In a statement, it said it had lowered the bank's long-term default rating to BBB from BBB+ due to its "weakened financial profile and tight core capital.
"Caixa Galicia's asset quality and profitability have been negatively affected by Spain's weak economy and the rise in the number of defaulted real estate and construction companies," it added.
Caixa Galicia is in the process of merging with Caixanova, which is also based in the northwestern region of Galicia.
Fitch also lowered Caixanova's long-term default rating to BBB+ from A- citing the bank's exposure to both the Spanish property sector and equity investments, and tight core capital."
Last week, the ratings agency downgraded its long-term debt rating on Caja Espana -- another of the five regional Spanish savings banks that failed the stress tests carried out on 91 European banks.

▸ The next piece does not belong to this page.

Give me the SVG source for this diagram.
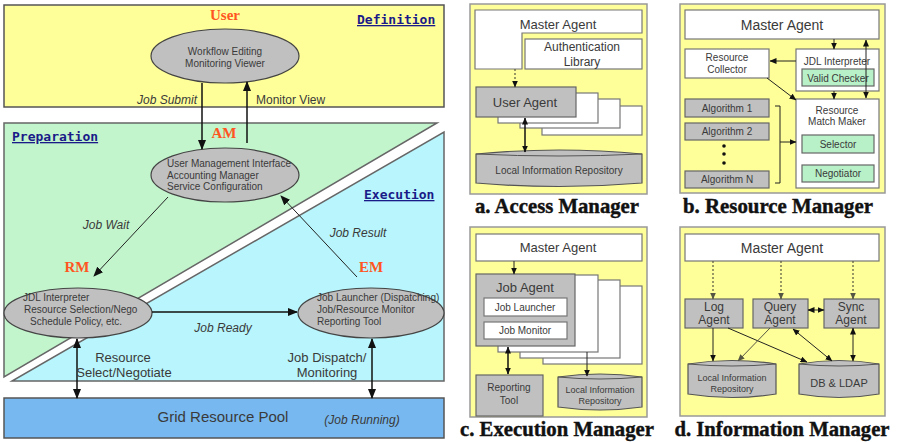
<svg xmlns="http://www.w3.org/2000/svg" width="899" height="442" viewBox="0 0 899 442">
<defs>
<marker id="ah" markerWidth="10" markerHeight="8" refX="9" refY="4" orient="auto" markerUnits="userSpaceOnUse"><path d="M0,0 L10,4 L0,8 Z" fill="#111"/></marker>
<marker id="ahs" markerWidth="10" markerHeight="8" refX="1" refY="4" orient="auto" markerUnits="userSpaceOnUse"><path d="M10,0 L0,4 L10,8 Z" fill="#111"/></marker>
<marker id="as" markerWidth="7" markerHeight="6" refX="6.5" refY="3" orient="auto" markerUnits="userSpaceOnUse"><path d="M0,0 L7,3 L0,6 Z" fill="#111"/></marker>
<marker id="ass" markerWidth="7" markerHeight="6" refX="0.5" refY="3" orient="auto" markerUnits="userSpaceOnUse"><path d="M7,0 L0,3 L7,6 Z" fill="#111"/></marker>
<marker id="ao" markerWidth="7" markerHeight="6" refX="6.5" refY="3" orient="auto" markerUnits="userSpaceOnUse"><path d="M0,0 L7,3 L0,6 Z" fill="#554"/></marker>
</defs>
<style>
.t{font-family:"Liberation Sans","Noto Sans",Arial,sans-serif;fill:#3a3a3a}
.it{font-family:"Liberation Sans","Noto Sans",Arial,sans-serif;font-style:italic;fill:#3a3a3a;font-size:12px}
.sec{font-family:"DejaVu Sans Mono","Liberation Mono",monospace;font-weight:bold;font-size:13px;fill:#1a1a88;text-decoration:underline}
.red{font-family:"Liberation Serif","DejaVu Serif",serif;font-weight:bold;font-size:15px;fill:#ff5522}
.cap{font-family:"Liberation Serif","DejaVu Serif",serif;font-weight:bold;font-size:20px;fill:#111;stroke:#111;stroke-width:0.4}
.ell{fill:#c0c0c0;stroke:#444;stroke-width:1.2}
.pan{fill:#ffff99;stroke:#999;stroke-width:1.5}
.wb{fill:#fff;stroke:#777;stroke-width:1.2}
.gb{fill:#c0c0c0;stroke:#666;stroke-width:1.2}
.grn{fill:#b8f0c8;stroke:#666;stroke-width:1.2}
.ln{stroke:#111;stroke-width:1.5;fill:none}
.lt{stroke:#222;stroke-width:1;fill:none}
.dt{stroke:#554;stroke-width:1.2;stroke-dasharray:2,2;fill:none}
.pt{font-size:12px;text-anchor:middle}
.sm{font-size:10px;text-anchor:middle}
</style>

<!-- LEFT: regions -->
<g id="definition">
<rect x="4" y="5" width="440" height="102" fill="#ffff99" stroke="#555" stroke-width="1.5"/>
<text class="red" x="225" y="20" text-anchor="middle">User</text>
<text class="sec" x="357" y="24">Definition</text>
</g>
<g id="preparation">
<polygon points="4,123 437,123 4,377" fill="#c2f5cc" stroke="#666" stroke-width="1.5"/>
<text class="sec" x="12" y="141">Preparation</text>
</g>
<g id="execution">
<polygon points="444,132 444,381 12,381" fill="#b8f5fc" stroke="#666" stroke-width="1.5"/>
<text class="sec" x="364" y="199">Execution</text>
</g>
<g id="pool">
<rect x="4" y="398" width="440" height="40" fill="#77b8f0" stroke="#555" stroke-width="1.5"/>
<text class="t" x="223" y="422" font-size="15" text-anchor="middle">Grid Resource Pool</text>
<text class="it" x="362" y="424" text-anchor="middle">(Job Running)</text>
</g>

<g id="user-node">
<ellipse class="ell" cx="225" cy="56" rx="74" ry="27"/>
<text class="t" x="225" y="55" font-size="10" text-anchor="middle">Workflow Editing</text>
<text class="t" x="225" y="67" font-size="10" text-anchor="middle">Monitoring Viewer</text>
</g>
<g id="am-node">
<text class="red" x="224" y="138" text-anchor="middle">AM</text>
<ellipse class="ell" cx="225" cy="175" rx="74" ry="27"/>
<text class="t" x="167" y="167" font-size="10">User Management Interface</text>
<text class="t" x="167" y="179" font-size="10">Accounting Manager</text>
<text class="t" x="167" y="190" font-size="10">Service Configuration</text>
</g>
<g id="rm-node">
<text class="red" x="77" y="272" text-anchor="middle">RM</text>
<ellipse class="ell" cx="78" cy="313" rx="74" ry="25"/>
<text class="t" x="23" y="301" font-size="10">JDL Interpreter</text>
<text class="t" x="24" y="313" font-size="10">Resource Selection/Nego</text>
<text class="t" x="30" y="325" font-size="10">Schedule Policy, etc.</text>
</g>
<g id="em-node">
<text class="red" x="371" y="272" text-anchor="middle">EM</text>
<ellipse class="ell" cx="371" cy="313" rx="73" ry="25"/>
<text class="t" x="317" y="301" font-size="10">Job Launcher (Dispatching)</text>
<text class="t" x="317" y="313" font-size="10">Job/Resource Monitor</text>
<text class="t" x="317" y="325" font-size="10">Reporting Tool</text>
</g>

<g id="left-connectors">
<line class="ln" x1="202" y1="83" x2="202" y2="149" marker-end="url(#ah)"/>
<line class="ln" x1="247" y1="143" x2="247" y2="82" marker-end="url(#ah)"/>
<line class="lt" x1="168" y1="197" x2="94" y2="276" marker-end="url(#ah)"/>
<line class="lt" x1="357" y1="277" x2="281" y2="196" marker-end="url(#ah)"/>
<line class="ln" x1="152" y1="312" x2="297" y2="312" marker-end="url(#ah)"/>
<line class="ln" x1="77" y1="339" x2="77" y2="398" marker-start="url(#ahs)" marker-end="url(#ah)"/>
<line class="ln" x1="372" y1="339" x2="372" y2="398" marker-start="url(#ahs)" marker-end="url(#ah)"/>
<text class="it" x="197" y="104" text-anchor="end">Job Submit</text>
<text class="t" x="256" y="104" font-size="12">Monitor View</text>
<text class="it" x="106" y="229" text-anchor="middle">Job Wait</text>
<text class="it" x="358" y="237" text-anchor="middle">Job Result</text>
<text class="it" x="223" y="332" text-anchor="middle">Job Ready</text>
<text class="t" x="123" y="362" font-size="13" text-anchor="middle">Resource</text>
<text class="t" x="124" y="377" font-size="13" text-anchor="middle">Select/Negotiate</text>
<text class="t" x="327" y="362" font-size="13" text-anchor="middle">Job Dispatch/</text>
<text class="t" x="327" y="377" font-size="13" text-anchor="middle">Monitoring</text>
</g>

<!-- PANEL A -->
<g id="panel-a">
<rect class="pan" x="470" y="4" width="177" height="190"/>
<text class="cap" x="557" y="213" text-anchor="middle" textLength="164" lengthAdjust="spacingAndGlyphs">a. Access Manager</text>
</g>
<g id="a-master">
<polygon class="wb" points="475,10 642,10 642,33 522,33 522,69 475,69"/>
<text class="t" x="558" y="29" font-size="13" text-anchor="middle">Master Agent</text>
</g>
<g id="a-auth">
<rect class="wb" x="525" y="39" width="117" height="30"/>
<text class="t pt" x="582" y="51">Authentication</text>
<text class="t pt" x="582" y="66">Library</text>
</g>
<g id="a-user">
<rect class="wb" x="542" y="106" width="100" height="29"/>
<rect class="wb" x="520" y="99" width="100" height="29"/>
<rect class="wb" x="498" y="93" width="100" height="30"/>
<rect class="gb" x="476" y="87" width="100" height="30"/>
<text class="t" x="525" y="107" font-size="13" text-anchor="middle">User Agent</text>
</g>
<g id="a-repo">
<path d="M476,154 Q559,146 642,154 L642,183 Q559,190 476,183 Z" fill="#c0c0c0" stroke="#555" stroke-width="1.2"/>
<path d="M476,154 Q559,158 642,154" fill="none" stroke="#555" stroke-width="1"/>
<text class="t sm" x="559" y="174">Local Information Repository</text>
</g>
<g id="a-connectors">
<line class="dt" x1="515" y1="69" x2="515" y2="87" stroke="#111" marker-end="url(#as)"/>
<line class="ln" x1="525" y1="118" x2="525" y2="152" marker-start="url(#ass)" marker-end="url(#as)"/>
</g>

<!-- PANEL B -->
<g id="panel-b">
<rect class="pan" x="680" y="4" width="205" height="189"/>
<text class="cap" x="778" y="213" text-anchor="middle" textLength="190" lengthAdjust="spacingAndGlyphs">b. Resource Manager</text>
</g>
<g id="b-master">
<rect class="wb" x="685" y="10" width="194" height="29"/>
<text class="t" x="782" y="30" font-size="14" text-anchor="middle">Master Agent</text>
</g>
<g id="b-collector">
<rect class="wb" x="685" y="49" width="84" height="29"/>
<text class="t sm" x="727" y="61" font-size="11">Resource</text>
<text class="t sm" x="727" y="73" font-size="11">Collector</text>
</g>
<g id="b-jdl">
<rect class="wb" x="796" y="49" width="83" height="42"/>
<text class="t sm" x="837" y="65" font-size="11">JDL Interpreter</text>
<rect class="grn" x="802" y="69" width="72" height="17"/>
<text class="t sm" x="838" y="82" font-size="11">Valid Checker</text>
</g>
<g id="b-match">
<rect class="wb" x="796" y="99" width="83" height="89"/>
<text class="t sm" x="837" y="114">Resource</text>
<text class="t sm" x="837" y="125">Match Maker</text>
<rect class="grn" x="802" y="135" width="72" height="18"/>
<text class="t sm" x="838" y="148" font-size="11">Selector</text>
<rect class="grn" x="802" y="165" width="72" height="17"/>
<text class="t sm" x="838" y="177" font-size="11">Negotiator</text>
</g>
<g id="b-algorithms">
<rect class="gb" x="685" y="99" width="84" height="18"/>
<text class="t sm" x="727" y="112">Algorithm 1</text>
<rect class="gb" x="685" y="123" width="84" height="17"/>
<text class="t sm" x="727" y="135">Algorithm 2</text>
<circle cx="724" cy="146" r="1.8" fill="#111"/>
<circle cx="724" cy="154" r="1.8" fill="#111"/>
<circle cx="724" cy="163" r="1.8" fill="#111"/>
<rect class="gb" x="685" y="171" width="84" height="17"/>
<text class="t sm" x="727" y="183">Algorithm N</text>
</g>
<g id="b-connectors">
<polyline class="lt" points="775,106 780,106 780,183 775,183"/>
<line class="lt" x1="780" y1="142" x2="796" y2="142" marker-end="url(#as)"/>
<line class="lt" x1="796" y1="61" x2="770" y2="61" marker-end="url(#as)"/>
<line class="lt" x1="767" y1="78" x2="796" y2="100" marker-end="url(#as)"/>
<line class="lt" x1="834" y1="39" x2="834" y2="49" marker-end="url(#as)"/>
<line class="lt" x1="834" y1="91" x2="834" y2="99" marker-end="url(#as)"/>
<line class="lt" x1="866" y1="40" x2="866" y2="98" marker-start="url(#ass)" marker-end="url(#as)"/>
</g>

<!-- PANEL C -->
<g id="panel-c">
<rect class="pan" x="470" y="227" width="177" height="190"/>
<text class="cap" x="557" y="436" text-anchor="middle" textLength="194" lengthAdjust="spacingAndGlyphs">c. Execution Manager</text>
</g>
<g id="c-master">
<rect class="wb" x="476" y="234" width="166" height="27"/>
<text class="t" x="558" y="252" font-size="13" text-anchor="middle">Master Agent</text>
</g>
<g id="c-job">
<rect class="wb" x="543" y="286" width="99" height="78"/>
<rect class="wb" x="520" y="280" width="100" height="78"/>
<rect class="wb" x="498" y="275" width="100" height="77"/>
<rect class="gb" x="476" y="274" width="99" height="72"/>
<text class="t" x="525" y="292" font-size="13" text-anchor="middle">Job Agent</text>
<rect class="wb" x="484" y="298" width="83" height="18"/>
<text class="t sm" x="525" y="311">Job Launcher</text>
<rect class="wb" x="484" y="322" width="83" height="17"/>
<text class="t sm" x="525" y="334">Job Monitor</text>
</g>
<g id="c-reporting">
<rect class="gb" x="476" y="375" width="67" height="41"/>
<text class="t sm" x="509" y="391" font-size="11">Reporting</text>
<text class="t sm" x="509" y="404" font-size="11">Tool</text>
</g>
<g id="c-repo">
<path d="M558,377 Q600,371 642,377 L642,407 Q600,413 558,407 Z" fill="#c0c0c0" stroke="#555" stroke-width="1.2"/>
<path d="M558,377 Q600,381 642,377" fill="none" stroke="#555" stroke-width="1"/>
<text class="t" x="600" y="393" font-size="9" text-anchor="middle">Local Information</text>
<text class="t" x="600" y="404" font-size="9" text-anchor="middle">Repository</text>
</g>
<g id="c-connectors">
<line class="lt" x1="514" y1="261" x2="514" y2="274" marker-end="url(#as)"/>
<line class="ln" x1="508" y1="347" x2="508" y2="374" marker-start="url(#ass)" marker-end="url(#as)"/>
<line class="lt" x1="587" y1="352" x2="587" y2="376" marker-end="url(#as)"/>
</g>

<!-- PANEL D -->
<g id="panel-d">
<rect class="pan" x="680" y="227" width="205" height="189"/>
<text class="cap" x="782" y="436" text-anchor="middle" textLength="215" lengthAdjust="spacingAndGlyphs">d. Information Manager</text>
</g>
<g id="d-master">
<rect class="wb" x="685" y="234" width="194" height="27"/>
<text class="t" x="782" y="253" font-size="14" text-anchor="middle">Master Agent</text>
</g>
<g id="d-log">
<rect class="gb" x="685" y="299" width="58" height="29"/>
<text class="t pt" x="714" y="311">Log</text>
<text class="t pt" x="714" y="324">Agent</text>
</g>
<g id="d-query">
<rect class="gb" x="753" y="299" width="55" height="29"/>
<text class="t pt" x="780" y="311">Query</text>
<text class="t pt" x="780" y="324">Agent</text>
</g>
<g id="d-sync">
<rect class="gb" x="824" y="299" width="55" height="29"/>
<text class="t pt" x="851" y="311">Sync</text>
<text class="t pt" x="851" y="324">Agent</text>
</g>
<g id="d-local">
<path d="M688,364 Q732,357 776,364 L776,394 Q732,401 688,394 Z" fill="#c0c0c0" stroke="#555" stroke-width="1.2"/>
<path d="M688,364 Q732,368 776,364" fill="none" stroke="#555" stroke-width="1"/>
<text class="t" x="732" y="381" font-size="9" text-anchor="middle">Local Information</text>
<text class="t" x="732" y="392" font-size="9" text-anchor="middle">Repository</text>
</g>
<g id="d-db">
<path d="M799,364 Q839,357 879,364 L879,394 Q839,401 799,394 Z" fill="#c0c0c0" stroke="#555" stroke-width="1.2"/>
<path d="M799,364 Q839,368 879,364" fill="none" stroke="#555" stroke-width="1"/>
<text class="t" x="839" y="387" font-size="11" text-anchor="middle">DB &amp; LDAP</text>
</g>
<g id="d-connectors">
<line class="dt" x1="713" y1="261" x2="713" y2="299" marker-end="url(#ao)"/>
<line class="dt" x1="781" y1="261" x2="781" y2="299" marker-end="url(#ao)"/>
<line class="dt" x1="853" y1="261" x2="853" y2="299" marker-end="url(#ao)"/>
<line class="lt" x1="808" y1="310" x2="824" y2="310" marker-start="url(#ass)" marker-end="url(#as)"/>
<line class="lt" x1="713" y1="328" x2="713" y2="361" marker-end="url(#as)"/>
<line class="lt" x1="728" y1="328" x2="807" y2="362" marker-end="url(#as)"/>
<line x1="770" y1="328" x2="738" y2="361" stroke="#554" stroke-width="1" marker-end="url(#ao)"/>
<line class="lt" x1="793" y1="329" x2="832" y2="361" marker-start="url(#ass)" marker-end="url(#as)"/>
<line class="lt" x1="853" y1="328" x2="853" y2="361" marker-start="url(#ass)" marker-end="url(#as)"/>
</g>
</svg>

Three other Spanish savings banks, or cajas, fell short in the EU-wide check-up of the sector -- Banca Civica, Diada and Cajasur -- as well as Greece's ATEBank and Germany's Hypo Real Estate.
Overall the stress tests found Spanish banks needed 16 billion euros (21 billion dollars) in extra capital, almost all of which the government had already agreed to inject before the results of the stress tests were published on July 23.
Spanish banks got off relatively lightly in the global credit crunch in 2008 as the country's strict rules meant they did not invest heavily in the high-risk US home loans that hurt financial institutions elsewhere.
But many regional savings banks have been heavily exposed to bad debt since the collapse of the property sector at the end of 2008.
The regional savings banks, many of them owned by regional politicians, account for about half of all lending in Spain.